Docenti, volontari e professionisti del settore si sono confrontati al Politecnico di Bari sulle politiche di inclusione per disabili e Dsa
I casi di disabilità e disturbi dell’apprendimento nelle università aumentano, ma i finanziamenti pubblici restano sempre gli stessi. La buona notizia è che cresce la capacità di ascolto, insieme alla disponibilità di fare sinergia tra istituzioni e mondo delle associazioni, per migliorare i servizi e le strutture dedicate. È uno dei dati emersi durante il dibattito su “L’istruzione accessibile”, un evento che si è svolto ieri al Politecnico di Bari nell’ambito del progetto di comunicazione sociale Bari City+.
«Il fenomeno, in realtà, ora emerge più facilmente – ha detto il rettore, Francesco Cupertino, nel suo intervento di chiusura del talk – perché c’è maggiore sensibilità a questi temi, grazie ad una cultura più inclusiva che si alimenta di confronto e si concretizza grazie ad una maggiore collaborazione.

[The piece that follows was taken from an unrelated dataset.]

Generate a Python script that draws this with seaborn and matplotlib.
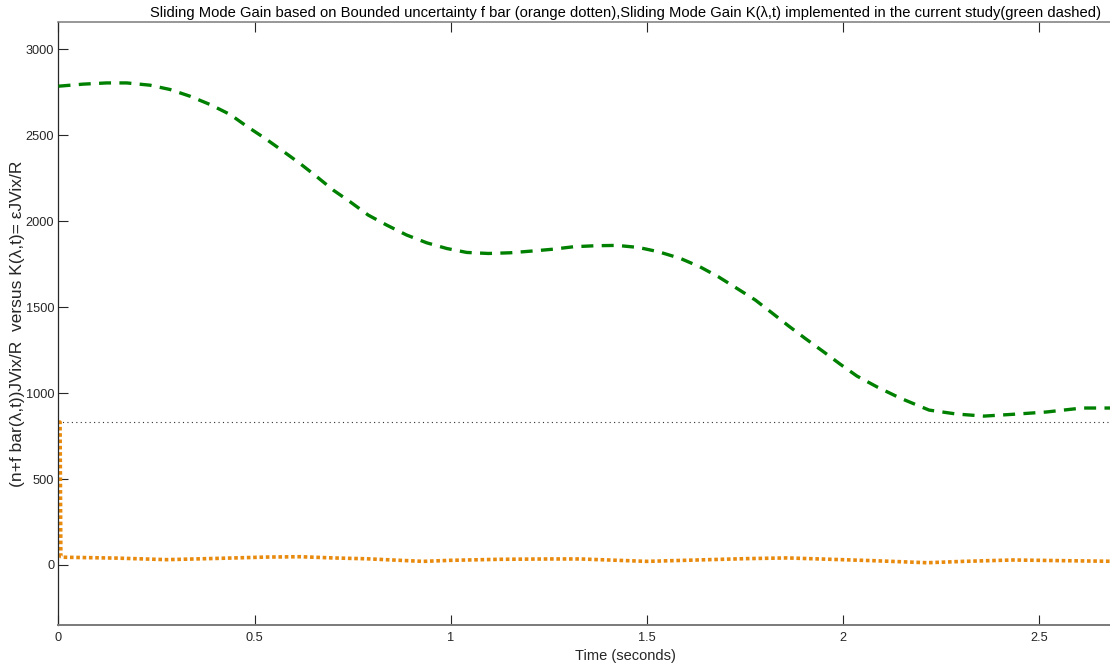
import matplotlib
matplotlib.use("Agg")
import matplotlib.pyplot as plt
import seaborn as sns
import pandas as pd

# Sliding mode gain K(lambda, t) implemented in the study
k_time = [0.0, 0.063, 0.123, 0.174, 0.233, 0.284, 0.335, 0.387, 0.438, 0.48,
          0.527, 0.569, 0.616, 0.659, 0.701, 0.744, 0.79, 0.837, 0.888, 0.939,
          0.99, 1.041, 1.096, 1.152, 1.207, 1.262, 1.313, 1.369, 1.424, 1.479,
          1.53, 1.586, 1.636, 1.683, 1.73, 1.777, 1.819, 1.862, 1.904, 1.951,
          1.994, 2.036, 2.088, 2.146, 2.22, 2.29, 2.36, 2.445, 2.52, 2.61, 2.7]
k_gain = [2785, 2797, 2804, 2804, 2791, 2766, 2727, 2678, 2620, 2552,
          2481, 2413, 2335, 2258, 2180, 2112, 2035, 1977, 1919, 1874,
          1841, 1818, 1812, 1816, 1826, 1837, 1851, 1857, 1859, 1847,
          1822, 1783, 1734, 1676, 1609, 1541, 1467, 1390, 1318, 1240,
          1167, 1099, 1035, 971, 901, 878, 866, 878, 890, 913, 913]

# Gain from the bounded uncertainty f bar
f_time = [0.0, 0.004, 0.006, 0.012, 0.148, 0.276, 0.40, 0.53, 0.616, 0.70,
          0.786, 0.871, 0.93, 0.999, 1.126, 1.254, 1.33, 1.50, 1.628, 1.756,
          1.858, 1.968, 2.078, 2.215, 2.308, 2.435, 2.563, 2.7]
f_gain = [831, 831, 48, 45, 40, 31, 38, 46, 48, 41,
          36, 27, 21, 27, 33, 35, 35, 21, 29, 37,
          41, 33, 25, 13, 21, 29, 25, 21]

bound_level = 831

y_ticks = [0, 500, 1000, 1500, 2000, 2500, 3000]
x_ticks = [0, 0.5, 1, 1.5, 2, 2.5]
x_tick_labels = ["0", "0.5", "1", "1.5", "2", "2.5"]

sns.set_style("white")
plt.rcParams["font.family"] = ["Liberation Sans", "DejaVu Sans"]

fig = plt.figure(figsize=(11.1, 6.66), dpi=100)
ax = fig.add_axes([0.0527, 0.0616, 1.021, 0.905])

k_df = pd.DataFrame({"t": k_time, "K": k_gain})
f_df = pd.DataFrame({"t": f_time, "F": f_gain})

ax.axhline(bound_level, color="#333333", lw=0.8, ls=(0, (1, 3)), zorder=1)
sns.lineplot(data=f_df, x="t", y="F", ax=ax, estimator=None, sort=False,
             color="#E88A0E", lw=2.6, zorder=2)
ax.lines[-1].set_dashes([1.0, 0.75])
sns.lineplot(data=k_df, x="t", y="K", ax=ax, estimator=None, sort=False,
             color="#008000", lw=2.4, zorder=3)
ax.lines[-1].set_dashes([3.6, 2.5])

ax.set_xlim(0, 2.89)
ax.set_ylim(-349, 3157)
ax.set_xticks(x_ticks)
ax.set_xticklabels(x_tick_labels)
ax.set_yticks(y_ticks)

ax.tick_params(direction="in", length=7, width=0.8, colors="#262626",
               labelsize=9.2, top=True, right=True, bottom=True, left=True)
ax.tick_params(axis="x", pad=5)
ax.tick_params(axis="y", pad=3)
for name, s in ax.spines.items():
    s.set_color("#262626")
    s.set_linewidth(0.9)
ax.spines["bottom"].set_color("#7a7a7a")
ax.spines["bottom"].set_linewidth(1.4)
ax.spines["top"].set_color("#7a7a7a")
ax.spines["top"].set_linewidth(1.1)

ax.set_title("Sliding Mode Gain based on Bounded uncertainty f bar (orange dotten),"
             "Sliding Mode Gain K(λ,t) implemented in the current study(green dashed)",
             fontsize=10.65, color="#000000", pad=4)
ax.set_xlabel("Time (seconds)", fontsize=10.5, color="#262626", labelpad=4)
ax.set_ylabel("(n+f bar(λ,t))JVix/R  versus K(λ,t)= εJVix/R", fontsize=12.5,
              color="#262626", labelpad=0.5)

fig.savefig("out.png", dpi=100)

Oggi è più facile alzare la mano e dire la propria, mostrando il lato fragile – ha aggiunto il rettore – e questo rappresenta anche un modo diverso di interpretare il ruolo dell’Università».
Al dibattito, moderato dal giornalista Lino Patruno, hanno partecipato Marco Livrea, presidente dell’associazione Zerobarriere; Giovanni Bellino, ingegnere laureato al Politecnico; Vincenzo De Luci, presidente dell’associazione Accordiabili; Vincenzo Rotolo, dell’Unione italiana ciechi; Vito Andriola, dell’Ente nazionale sordi; Angela Donvito, presidente di Amtab; Vittorio Ranieri, docente del Politecnico e i delegati alla disabilità del Politecnico e dell’Università di Bari, i professori Floriano Scioscia e Gabrielle Coppola. In apertura dell’evento, è intervenuto il professor Gianfranco Dioguardi, presidente dell’omonima fondazione.
La base di partenza del dibattito sono stati i numeri, raccolti dai professori Scioscia e Coppola in una relazione, per inquadrare il fenomeno: quasi 18mila casi di disabilità e più di 14 mila DSA – Disturbi specifici dell’apprendimento registrati negli atenei statali italiani. I dati si riferiscono al 2020, sono i più aggiornati al momento e la fonte è il Ministero dell’Università e della Ricerca. Numeri importanti, se si considera che dieci anni prima, nel 2010, lo stesso ministero aveva contato meno di 14 mila casi di disabilità e nessun DSA.
La conoscenza del problema, questo è stato il filo conduttore del dibattito, consente di migliorare la qualità dei servizi da tutti i punti di vista. Fondamentale è la formazione degli operatori, come hanno sottolineato in più passaggi del dibattito i rappresentanti delle associazioni presenti. «Al Politecnico abbiamo investito nella formazione dei docenti – ha detto il professor Scioscia – organizzando corsi sui modelli cognitivi, i meccanismi emotivi e relazionali, le tecniche di apprendimento, che sono stati tenuti da psicologi e operatori del settore per aiutarci ad essere più inclusivi a partire dal rapporto con gli studenti che hanno disabilità o DSA».
Nel frattempo, sono in corso una serie di progetti, nei singoli atenei e anche a livello di sistema universitario regionale, come ha sottolineato la professoressa Coppola. Altri ambiti in cui bisogna investire maggiori risorse, sono infatti l’orientamento e il placement, con servizi specifici. Segnali positivi arrivano anche dalla Regione Puglia e dall’Adisu, l’agenzia regionale per il diritto allo studio universitario, con l’approvazione di due progetti dedicati ai corsi di familiarizzazione con il LIS – la lingua dei segni e ai servizi per le persone.
Anche sul piano urbanistico ci sono lavori in corso. Il professor Ranieri, infatti, ha illustrato un progetto di collegamento tra le stazioni ferroviarie e le sedi universitarie della città, che valorizzerebbe e amplierebbe l’attuale tracciato delle piste ciclabili integrando il traffico veicolare con la viabilità lenta. Il progetto vale complessivamente circa 4 milioni di euro ed è candidato al finanziamento in ambito PNRR. «Noi tutti abbiamo esigenza di rendere il Campus e le altre sedi universitarie più inclusive – ha concluso il rettore Cupertino – e dobbiamo lavorare sempre più in sinergia, ascoltando il mondo delle associazioni che ci aiuta ad orientare le nostre politiche e a costruire un’accademia sempre più accessibile, che non lasci indietro nessuno e nessuna».